* START DATA EXCERPT *
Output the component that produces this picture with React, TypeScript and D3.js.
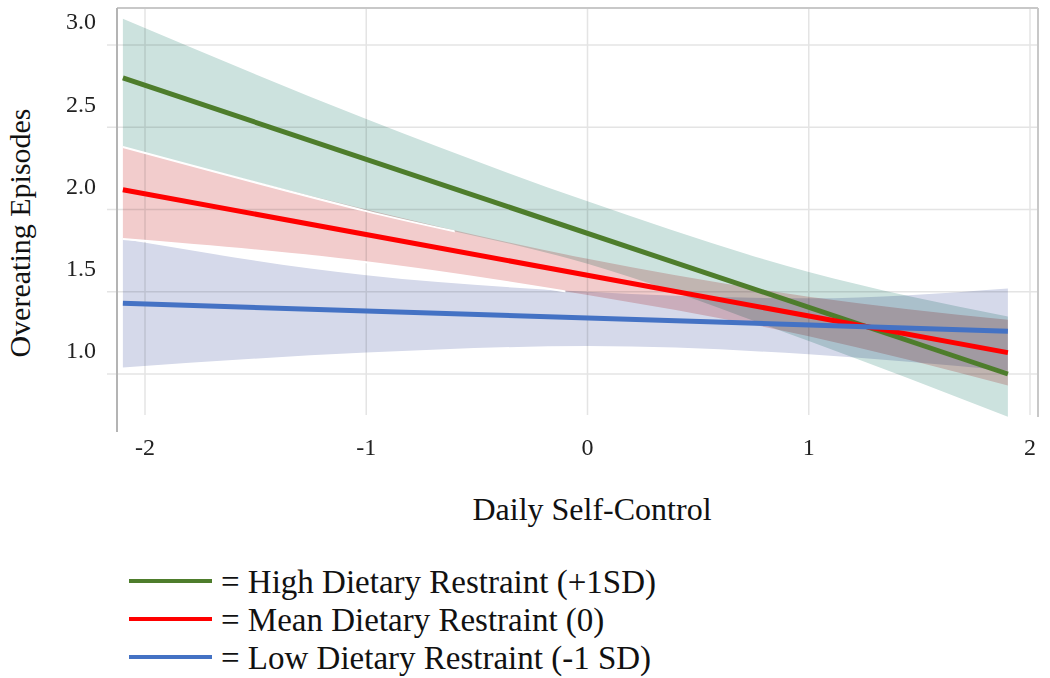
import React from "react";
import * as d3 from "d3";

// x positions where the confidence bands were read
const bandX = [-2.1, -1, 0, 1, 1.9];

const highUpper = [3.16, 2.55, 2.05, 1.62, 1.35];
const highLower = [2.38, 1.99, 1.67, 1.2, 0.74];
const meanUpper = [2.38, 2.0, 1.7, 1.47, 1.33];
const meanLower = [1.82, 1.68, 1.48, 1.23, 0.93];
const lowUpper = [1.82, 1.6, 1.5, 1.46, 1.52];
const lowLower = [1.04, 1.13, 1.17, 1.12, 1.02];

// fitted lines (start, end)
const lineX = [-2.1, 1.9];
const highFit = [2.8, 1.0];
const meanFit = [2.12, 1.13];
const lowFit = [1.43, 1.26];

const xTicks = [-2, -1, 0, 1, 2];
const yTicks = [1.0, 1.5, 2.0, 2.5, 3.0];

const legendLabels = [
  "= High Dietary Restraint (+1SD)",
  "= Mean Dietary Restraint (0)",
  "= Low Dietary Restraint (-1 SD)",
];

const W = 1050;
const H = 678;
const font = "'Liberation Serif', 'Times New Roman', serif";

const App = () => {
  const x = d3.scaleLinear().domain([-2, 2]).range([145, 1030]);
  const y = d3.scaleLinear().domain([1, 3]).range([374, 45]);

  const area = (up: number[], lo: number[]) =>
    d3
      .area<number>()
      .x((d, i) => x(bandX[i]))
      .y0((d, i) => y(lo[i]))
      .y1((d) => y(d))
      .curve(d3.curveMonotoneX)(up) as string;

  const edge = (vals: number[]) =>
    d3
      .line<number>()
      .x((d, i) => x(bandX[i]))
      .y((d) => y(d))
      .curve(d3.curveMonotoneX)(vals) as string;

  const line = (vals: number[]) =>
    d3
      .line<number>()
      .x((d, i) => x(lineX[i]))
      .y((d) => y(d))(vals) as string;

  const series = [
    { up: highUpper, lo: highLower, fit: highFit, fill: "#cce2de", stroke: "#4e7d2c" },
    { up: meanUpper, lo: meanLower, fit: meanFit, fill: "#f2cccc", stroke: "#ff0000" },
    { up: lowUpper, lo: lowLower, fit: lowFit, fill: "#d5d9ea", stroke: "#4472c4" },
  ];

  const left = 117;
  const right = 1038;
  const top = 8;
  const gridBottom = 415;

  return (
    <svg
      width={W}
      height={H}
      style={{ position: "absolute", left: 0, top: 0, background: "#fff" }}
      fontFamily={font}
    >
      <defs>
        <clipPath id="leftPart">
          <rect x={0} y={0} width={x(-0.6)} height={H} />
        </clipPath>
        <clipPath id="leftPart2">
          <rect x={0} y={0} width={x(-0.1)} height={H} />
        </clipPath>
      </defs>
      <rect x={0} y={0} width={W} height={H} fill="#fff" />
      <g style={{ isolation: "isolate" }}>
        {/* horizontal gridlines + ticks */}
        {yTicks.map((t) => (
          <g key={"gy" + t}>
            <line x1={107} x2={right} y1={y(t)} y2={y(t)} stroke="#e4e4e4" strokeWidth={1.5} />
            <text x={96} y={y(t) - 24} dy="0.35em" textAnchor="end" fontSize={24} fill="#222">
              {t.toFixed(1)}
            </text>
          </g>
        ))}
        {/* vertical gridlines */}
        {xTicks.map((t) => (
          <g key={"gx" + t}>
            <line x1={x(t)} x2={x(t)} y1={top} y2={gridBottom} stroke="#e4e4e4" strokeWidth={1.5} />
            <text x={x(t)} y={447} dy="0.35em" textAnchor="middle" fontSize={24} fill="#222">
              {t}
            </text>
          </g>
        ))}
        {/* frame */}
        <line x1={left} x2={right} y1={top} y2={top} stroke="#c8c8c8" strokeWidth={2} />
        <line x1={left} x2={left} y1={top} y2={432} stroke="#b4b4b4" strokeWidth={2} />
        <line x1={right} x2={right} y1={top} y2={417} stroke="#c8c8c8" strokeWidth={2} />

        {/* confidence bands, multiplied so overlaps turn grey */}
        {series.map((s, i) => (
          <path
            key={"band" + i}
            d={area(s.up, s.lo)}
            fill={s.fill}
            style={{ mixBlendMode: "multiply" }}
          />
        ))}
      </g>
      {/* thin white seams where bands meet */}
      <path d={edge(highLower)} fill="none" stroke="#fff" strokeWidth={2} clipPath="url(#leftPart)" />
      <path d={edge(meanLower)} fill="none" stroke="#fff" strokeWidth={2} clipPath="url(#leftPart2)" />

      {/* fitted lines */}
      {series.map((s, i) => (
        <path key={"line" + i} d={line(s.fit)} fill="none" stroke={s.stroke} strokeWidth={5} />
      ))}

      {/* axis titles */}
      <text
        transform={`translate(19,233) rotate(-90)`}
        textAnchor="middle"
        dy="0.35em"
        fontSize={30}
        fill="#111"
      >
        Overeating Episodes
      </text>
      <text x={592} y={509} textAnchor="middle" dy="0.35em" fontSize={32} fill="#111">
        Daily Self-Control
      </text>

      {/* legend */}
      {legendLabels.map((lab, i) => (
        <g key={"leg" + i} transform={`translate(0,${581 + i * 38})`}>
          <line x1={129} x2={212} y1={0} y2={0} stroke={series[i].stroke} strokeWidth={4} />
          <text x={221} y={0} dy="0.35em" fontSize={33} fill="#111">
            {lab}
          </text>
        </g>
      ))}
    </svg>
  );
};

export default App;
* END DATA EXCERPT *
GOAL → Repeat the listing in full and exactly. Do not include any images.

OUTPUT →
Output the component that produces this picture with React, TypeScript and D3.js.
import React from "react";
import * as d3 from "d3";

// x positions where the confidence bands were read
const bandX = [-2.1, -1, 0, 1, 1.9];

const highUpper = [3.16, 2.55, 2.05, 1.62, 1.35];
const highLower = [2.38, 1.99, 1.67, 1.2, 0.74];
const meanUpper = [2.38, 2.0, 1.7, 1.47, 1.33];
const meanLower = [1.82, 1.68, 1.48, 1.23, 0.93];
const lowUpper = [1.82, 1.6, 1.5, 1.46, 1.52];
const lowLower = [1.04, 1.13, 1.17, 1.12, 1.02];

// fitted lines (start, end)
const lineX = [-2.1, 1.9];
const highFit = [2.8, 1.0];
const meanFit = [2.12, 1.13];
const lowFit = [1.43, 1.26];

const xTicks = [-2, -1, 0, 1, 2];
const yTicks = [1.0, 1.5, 2.0, 2.5, 3.0];

const legendLabels = [
  "= High Dietary Restraint (+1SD)",
  "= Mean Dietary Restraint (0)",
  "= Low Dietary Restraint (-1 SD)",
];

const W = 1050;
const H = 678;
const font = "'Liberation Serif', 'Times New Roman', serif";

const App = () => {
  const x = d3.scaleLinear().domain([-2, 2]).range([145, 1030]);
  const y = d3.scaleLinear().domain([1, 3]).range([374, 45]);

  const area = (up: number[], lo: number[]) =>
    d3
      .area<number>()
      .x((d, i) => x(bandX[i]))
      .y0((d, i) => y(lo[i]))
      .y1((d) => y(d))
      .curve(d3.curveMonotoneX)(up) as string;

  const edge = (vals: number[]) =>
    d3
      .line<number>()
      .x((d, i) => x(bandX[i]))
      .y((d) => y(d))
      .curve(d3.curveMonotoneX)(vals) as string;

  const line = (vals: number[]) =>
    d3
      .line<number>()
      .x((d, i) => x(lineX[i]))
      .y((d) => y(d))(vals) as string;

  const series = [
    { up: highUpper, lo: highLower, fit: highFit, fill: "#cce2de", stroke: "#4e7d2c" },
    { up: meanUpper, lo: meanLower, fit: meanFit, fill: "#f2cccc", stroke: "#ff0000" },
    { up: lowUpper, lo: lowLower, fit: lowFit, fill: "#d5d9ea", stroke: "#4472c4" },
  ];

  const left = 117;
  const right = 1038;
  const top = 8;
  const gridBottom = 415;

  return (
    <svg
      width={W}
      height={H}
      style={{ position: "absolute", left: 0, top: 0, background: "#fff" }}
      fontFamily={font}
    >
      <defs>
        <clipPath id="leftPart">
          <rect x={0} y={0} width={x(-0.6)} height={H} />
        </clipPath>
        <clipPath id="leftPart2">
          <rect x={0} y={0} width={x(-0.1)} height={H} />
        </clipPath>
      </defs>
      <rect x={0} y={0} width={W} height={H} fill="#fff" />
      <g style={{ isolation: "isolate" }}>
        {/* horizontal gridlines + ticks */}
        {yTicks.map((t) => (
          <g key={"gy" + t}>
            <line x1={107} x2={right} y1={y(t)} y2={y(t)} stroke="#e4e4e4" strokeWidth={1.5} />
            <text x={96} y={y(t) - 24} dy="0.35em" textAnchor="end" fontSize={24} fill="#222">
              {t.toFixed(1)}
            </text>
          </g>
        ))}
        {/* vertical gridlines */}
        {xTicks.map((t) => (
          <g key={"gx" + t}>
            <line x1={x(t)} x2={x(t)} y1={top} y2={gridBottom} stroke="#e4e4e4" strokeWidth={1.5} />
            <text x={x(t)} y={447} dy="0.35em" textAnchor="middle" fontSize={24} fill="#222">
              {t}
            </text>
          </g>
        ))}
        {/* frame */}
        <line x1={left} x2={right} y1={top} y2={top} stroke="#c8c8c8" strokeWidth={2} />
        <line x1={left} x2={left} y1={top} y2={432} stroke="#b4b4b4" strokeWidth={2} />
        <line x1={right} x2={right} y1={top} y2={417} stroke="#c8c8c8" strokeWidth={2} />

        {/* confidence bands, multiplied so overlaps turn grey */}
        {series.map((s, i) => (
          <path
            key={"band" + i}
            d={area(s.up, s.lo)}
            fill={s.fill}
            style={{ mixBlendMode: "multiply" }}
          />
        ))}
      </g>
      {/* thin white seams where bands meet */}
      <path d={edge(highLower)} fill="none" stroke="#fff" strokeWidth={2} clipPath="url(#leftPart)" />
      <path d={edge(meanLower)} fill="none" stroke="#fff" strokeWidth={2} clipPath="url(#leftPart2)" />

      {/* fitted lines */}
      {series.map((s, i) => (
        <path key={"line" + i} d={line(s.fit)} fill="none" stroke={s.stroke} strokeWidth={5} />
      ))}

      {/* axis titles */}
      <text
        transform={`translate(19,233) rotate(-90)`}
        textAnchor="middle"
        dy="0.35em"
        fontSize={30}
        fill="#111"
      >
        Overeating Episodes
      </text>
      <text x={592} y={509} textAnchor="middle" dy="0.35em" fontSize={32} fill="#111">
        Daily Self-Control
      </text>

      {/* legend */}
      {legendLabels.map((lab, i) => (
        <g key={"leg" + i} transform={`translate(0,${581 + i * 38})`}>
          <line x1={129} x2={212} y1={0} y2={0} stroke={series[i].stroke} strokeWidth={4} />
          <text x={221} y={0} dy="0.35em" fontSize={33} fill="#111">
            {lab}
          </text>
        </g>
      ))}
    </svg>
  );
};

export default App;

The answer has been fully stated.